Pese a que entonces la norma era en España que la mujer dejaba de
trabajar cuando se casaba, aquello de que su sitio estaba en la cocina,
Sagrario Aguado se casó y siguió siendo atleta. “Batí mi último récord
de España ya casada. Luego me quedé embarazada. Después del primer niño
[Nacho, también atleta] volví y luego me rompí el menisco. Fui al
campeonato de España y ahí ya estaba Isabel Mozún, que era buenísima
porque ella doblaba. Yo botaba mucho, pero técnicamente… Y ahí ya pensé:
‘se ha acabado mi historia’. Lo dejé poco a poco y no me dio ninguna
pena”.
Los deportistas de la época, y lo reconocen se hable con
quien se hable, eran unos privilegiados: podían salir de España y
conocer la libertad, la democracia, en otros países. También la
saltadora Aguado. “El atletismo era donde me lo pasaba bien y en ese
momento daba muchas oportunidades. Tenías la posibilidad de viajar algo,
estar con chicos… Tenías algo de libertad, aunque siempre viajaban las
comisarias políticas de la Sección Femenina... Si estaba fuera
compitiendo nadie pensaba nada, pero luego volvías aquí y tenías que
estar en casa a las diez de la noche y estaba supercontrolada. En
España, entonces, una mujer con chándal y de atletismo era una
marimacho”.
En los Juegos de México sucedieron todas las maravillas, hasta un
saltador de altura que se atrevió a entrarle al listón de espaldas. Se
llamaba Dick Fosbury y ganó. Su buena nueva corrió como la pólvora, y
llegó también a España. “Yo saltaba a rodillo como todo el mundo.
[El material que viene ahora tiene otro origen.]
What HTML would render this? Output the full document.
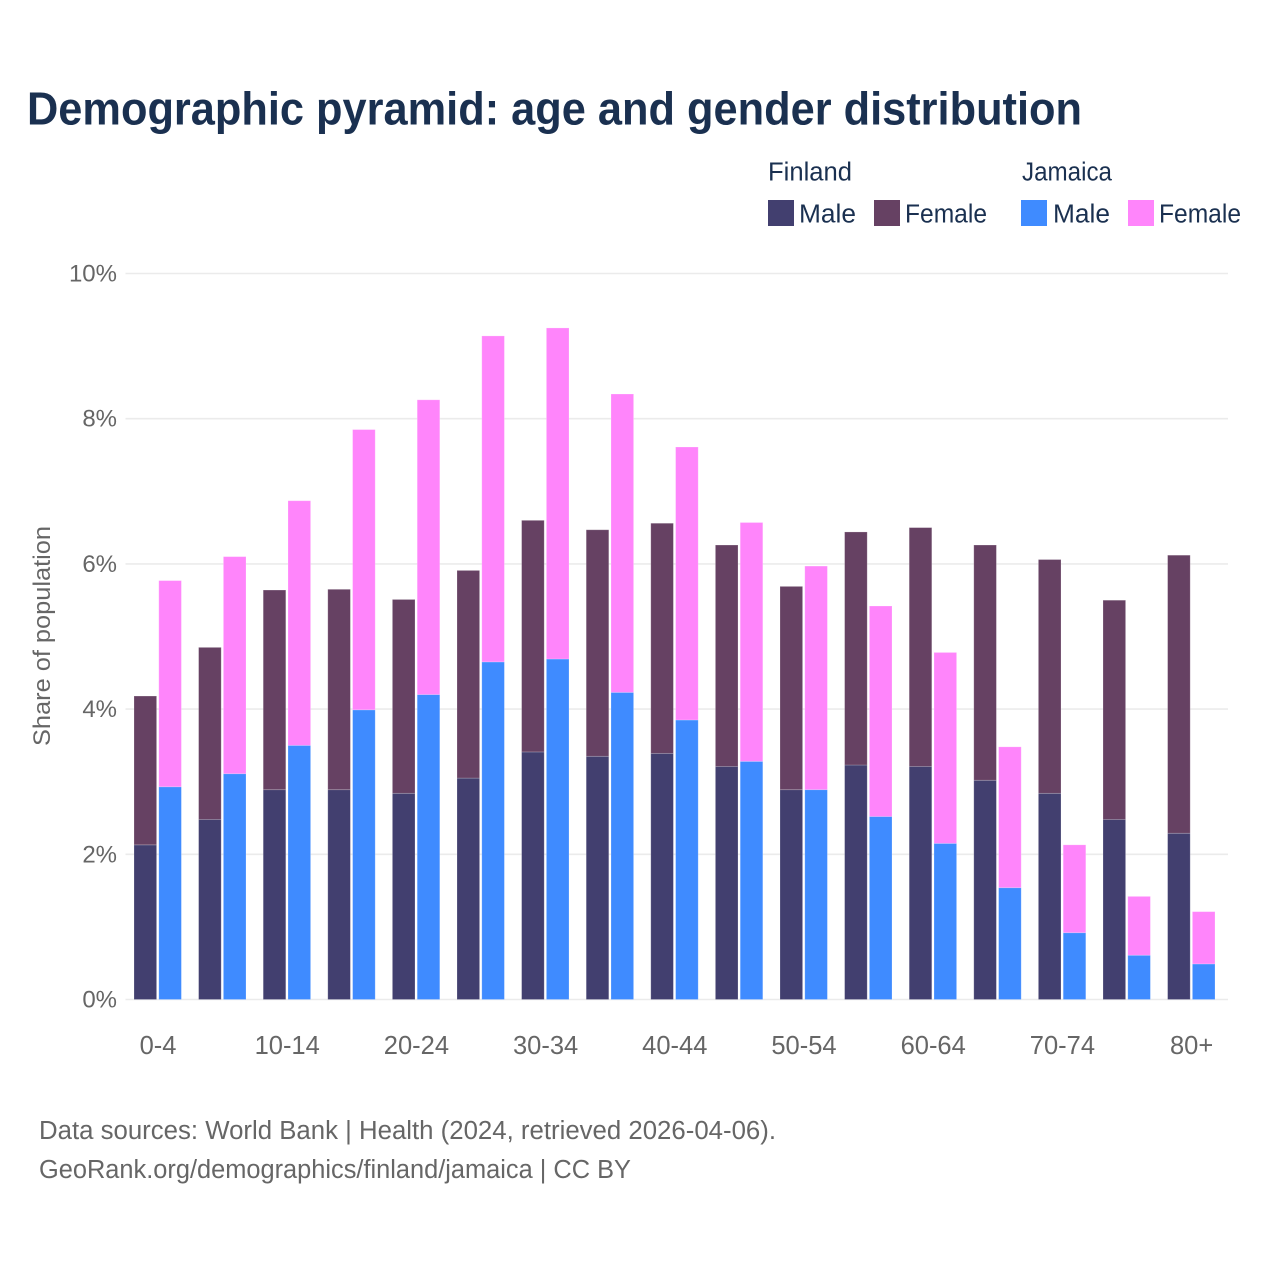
<!DOCTYPE html>
<html lang="en">
<head>
<meta charset="utf-8">
<title>Demographic pyramid: age and gender distribution</title>
<style>
html,body{margin:0;padding:0;background:#fff;width:1280px;height:1280px;overflow:hidden}
svg{display:block}
text{font-family:"Liberation Sans",sans-serif}
.legend{fill:#1a3050;font-size:25.5px}
.muted{fill:#666}
.foot{fill:#666;font-size:25.5px}
</style>
</head>
<body>
<svg id="chart" xmlns="http://www.w3.org/2000/svg" width="1280" height="1280" viewBox="0 0 1280 1280">
  <rect width="1280" height="1280" fill="#fff"/>
  <text x="27" y="124.5" font-size="46" font-weight="700" fill="#1a3050" textLength="1055" lengthAdjust="spacingAndGlyphs">Demographic pyramid: age and gender distribution</text>

  <g>
    <text class="legend" x="768" y="180.5" textLength="84" lengthAdjust="spacingAndGlyphs">Finland</text>
    <text class="legend" x="1022" y="180.5" textLength="90" lengthAdjust="spacingAndGlyphs">Jamaica</text>
    <rect x="768" y="200" width="26" height="26" fill="#423f6f"/>
    <text class="legend" x="799" y="222.5" textLength="57" lengthAdjust="spacingAndGlyphs">Male</text>
    <rect x="874" y="200" width="26" height="26" fill="#664163"/>
    <text class="legend" x="905" y="222.5" textLength="82" lengthAdjust="spacingAndGlyphs">Female</text>
    <rect x="1021" y="200" width="26" height="26" fill="#3f8bff"/>
    <text class="legend" x="1053" y="222.5" textLength="57" lengthAdjust="spacingAndGlyphs">Male</text>
    <rect x="1128" y="200" width="26" height="26" fill="#ff85fb"/>
    <text class="legend" x="1159" y="222.5" textLength="82" lengthAdjust="spacingAndGlyphs">Female</text>
  </g>

  <g id="grid"></g>
  <g id="yticks"></g>
  <g id="bars"></g>
  <g id="xticks"></g>

  <text class="muted" font-size="24.5" text-anchor="middle" transform="translate(50 636) rotate(-90)" textLength="220" lengthAdjust="spacingAndGlyphs">Share of population</text>

  <text class="foot" x="39" y="1139" textLength="737" lengthAdjust="spacingAndGlyphs">Data sources: World Bank | Health (2024, retrieved 2026-04-06).</text>
  <text class="foot" x="39" y="1178" textLength="592" lengthAdjust="spacingAndGlyphs">GeoRank.org/demographics/finland/jamaica | CC BY</text>
</svg>
<script>
const ageGroups = ["0-4","5-9","10-14","15-19","20-24","25-29","30-34","35-39","40-44","45-49","50-54","55-59","60-64","65-69","70-74","75-79","80+"];
const finlandMale = [2.13,2.48,2.89,2.89,2.84,3.05,3.41,3.35,3.39,3.21,2.89,3.23,3.21,3.02,2.84,2.48,2.29];
const finlandFemale = [2.05,2.37,2.75,2.76,2.67,2.86,3.19,3.12,3.17,3.05,2.80,3.21,3.29,3.24,3.22,3.02,3.83];
const jamaicaMale = [2.93,3.11,3.50,3.99,4.20,4.65,4.69,4.23,3.85,3.28,2.89,2.52,2.15,1.54,0.92,0.61,0.49];
const jamaicaFemale = [2.84,2.99,3.37,3.86,4.06,4.49,4.56,4.11,3.76,3.29,3.08,2.90,2.63,1.94,1.21,0.81,0.72];
const yTicks = [0,2,4,6,8,10];

const NS = "http://www.w3.org/2000/svg";
const yScale = v => 999.5 - v * 72.6;
const xCenter = i => 158 + i * 64.6;

function makeEl(tag, parent, attrs) {
  const el = document.createElementNS(NS, tag);
  for (const k in attrs) el.setAttribute(k, attrs[k]);
  parent.appendChild(el);
  return el;
}

const grid = document.getElementById("grid");
const yTickGroup = document.getElementById("yticks");
yTicks.forEach(t => {
  const line = makeEl("line", grid, {x1:125.5, x2:1228, y1:yScale(t), y2:yScale(t), stroke:"#ebebeb", "stroke-width":1.6});
  
  
  const label = makeEl("text", yTickGroup, {x:117, y:yScale(t) + 8, "text-anchor":"end", "font-size":24, fill:"#666"});
  
  
  label.textContent = t + "%";
});

const barGroup = document.getElementById("bars");
function drawSegment(x, base, value, fill) {
  const top = yScale(base + value);
  const seg = makeEl("rect", barGroup, {x:x, y:top, width:22.6, height:yScale(base) - top, fill:fill, stroke:"#ffffff", "stroke-opacity":0.25, "stroke-width":0.8});
  
  
}
ageGroups.forEach((g, i) => {
  const c = xCenter(i);
  drawSegment(c - 24, 0, finlandMale[i], "#423f6f");
  drawSegment(c - 24, finlandMale[i], finlandFemale[i], "#664163");
  drawSegment(c + 0.8, 0, jamaicaMale[i], "#3f8bff");
  drawSegment(c + 0.8, jamaicaMale[i], jamaicaFemale[i], "#ff85fb");
});

const xTickGroup = document.getElementById("xticks");
ageGroups.forEach((g, i) => {
  if (i % 2) return;
  const label = makeEl("text", xTickGroup, {x:xCenter(i), y:1054, "text-anchor":"middle", "font-size":25.5, fill:"#666"});
  
  
  label.textContent = g;
});
</script>
</body>
</html>
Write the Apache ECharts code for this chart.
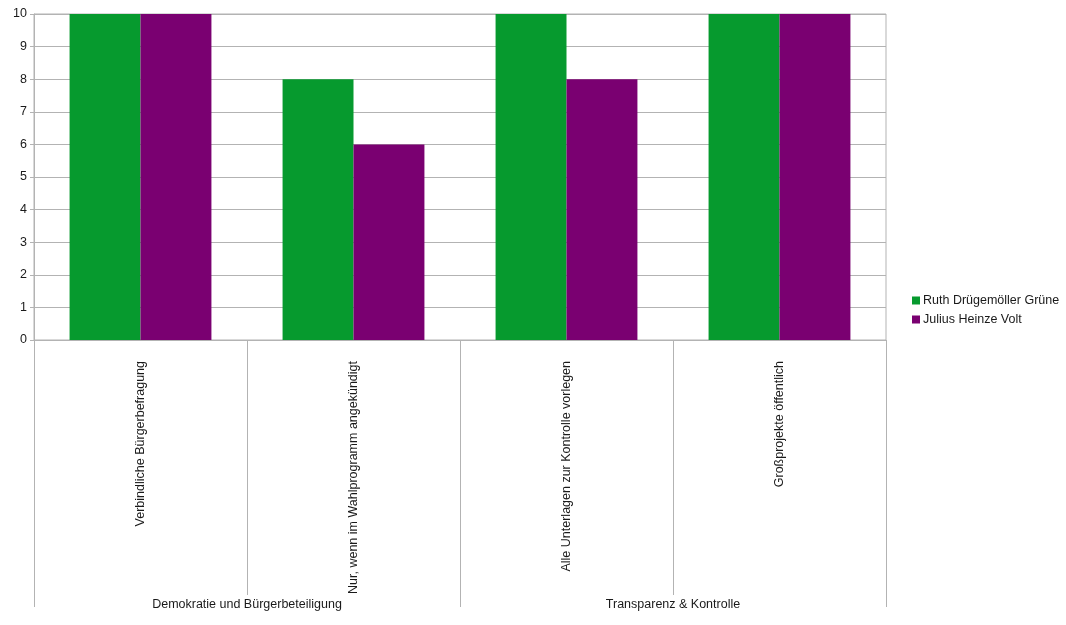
<!DOCTYPE html>
<html>
<head>
<meta charset="utf-8">
<script src="https://cdn.jsdelivr.net/npm/echarts@6/dist/echarts.min.js"></script>
<style>
  html, body { margin: 0; padding: 0; background: #fff; }
  #chart { width: 1066px; height: 625px; }
</style>
</head>
<body>
<div id="chart"></div>
<script>
// Fragen (Kategorien) und Themengruppen
const categories = [
  'Verbindliche Bürgerbefragung',
  'Nur, wenn im Wahlprogramm angekündigt',
  'Alle Unterlagen zur Kontrolle vorlegen',
  'Großprojekte öffentlich'
]
const groups = ['Demokratie und Bürgerbeteiligung', 'Transparenz & Kontrolle']

const seriesNames = ['Ruth Drügemöller Grüne', 'Julius Heinze Volt']
const ruthValues = [10, 8, 10, 10]
const juliusValues = [10, 6, 8, 10]

const yTicks = [0, 10, 1] // min, max, interval

const gridColor = '#b3b3b3'
const fontSize = 12.5
const textStyle = { color: '#1a1a1a', fontFamily: 'Liberation Sans', fontSize: fontSize }

var myChart = echarts.init(document.getElementById('chart'), null, { renderer: 'canvas' })

var option = {
  animation: false,
  backgroundColor: '#ffffff',
  textStyle: textStyle,
  grid: {
    left: 34,
    right: 180,
    top: 14,
    bottom: 285,
    show: true,
    borderColor: gridColor,
    borderWidth: 1
  },
  legend: {
    orient: 'vertical',
    left: 907,
    top: 289,
    itemWidth: 8,
    itemHeight: 8,
    itemGap: 6,
    icon: 'rect',
    data: seriesNames,
    textStyle: Object.assign({}, textStyle, { padding: [0, 0, 0, -2] })
  },
  xAxis: [
    {
      type: 'category',
      data: categories,
      position: 'bottom',
      boundaryGap: true,
      axisLine: { show: true, lineStyle: { color: gridColor } },
      axisTick: {
        show: true,
        interval: 0,
        length: 255,
        lineStyle: { color: gridColor }
      },
      axisLabel: {
        interval: 0,
        rotate: 90,
        margin: 21,
        color: '#1a1a1a',
        fontFamily: 'Liberation Sans',
        fontSize: fontSize
      },
      splitLine: { show: false }
    },
    {
      type: 'category',
      data: groups,
      position: 'bottom',
      offset: 255,
      boundaryGap: true,
      axisLine: { show: false },
      axisTick: {
        show: true,
        interval: 0,
        length: 12,
        lineStyle: { color: gridColor }
      },
      axisLabel: {
        interval: 0,
        margin: 3,
        color: '#1a1a1a',
        fontFamily: 'Liberation Sans',
        fontSize: fontSize
      },
      splitLine: { show: false }
    }
  ],
  yAxis: {
    type: 'value',
    min: yTicks[0],
    max: yTicks[1],
    interval: yTicks[2],
    axisLine: { show: true, lineStyle: { color: gridColor } },
    axisTick: { show: true, length: 4, lineStyle: { color: gridColor } },
    axisLabel: {
      margin: 7,
      color: '#1a1a1a',
      fontFamily: 'Liberation Sans',
      fontSize: fontSize
    },
    splitLine: { show: true, lineStyle: { color: gridColor, type: 'solid' } }
  },
  series: [
    {
      name: seriesNames[0],
      type: 'bar',
      xAxisIndex: 0,
      data: ruthValues,
      barGap: '0%',
      barCategoryGap: '33.4%',
      itemStyle: { color: '#069a2e' }
    },
    {
      name: seriesNames[1],
      type: 'bar',
      xAxisIndex: 0,
      data: juliusValues,
      barGap: '0%',
      barCategoryGap: '33.4%',
      itemStyle: { color: '#7a0071' }
    }
  ]
}

option && myChart.setOption(option)
</script>
</body>
</html>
Después de México 68, como yo me entrenaba con Lombao y era un loco de
la vida empezamos a probar el Fosbury en la piscina
universitaria porque no había fosos. Poníamos una toalla y yo caía a la
piscina. El primer foso lo importó él de Italia. Fui la primera en
España. Saltaba como Dios me dio a entender. Ahora veo a Beitia y se me
cae la baba”, dice. “Pero pese a todos mis esfuerzos, no llegué a ser
olímpica. Me perdí los Juegos de Múnich por un centímetro”. Ese mismo
año, en otro torneo, vio a la búlgara Blagoeva batir el récord del mundo
en 1972 y ella acabó en el podio: “Ella saltó 1,94m y yo me quedé en
1,65m”, se ríe.
Los Juegos son la espinita de una mujer que compitió por medio mundo, en la Universiada, Copa Latina, Juegos Mediterráneos,
encuentros en Dinamarca, Bélgica, países nórdicos..., y que compaginaba
los entrenamientos con la Universidad y con un trabajo en una
financiera. Ella, como las hermanas Montes y tantas otras, se atrevieron
hace 50 años a romper el tabú de que las mujeres no podían ser atletas.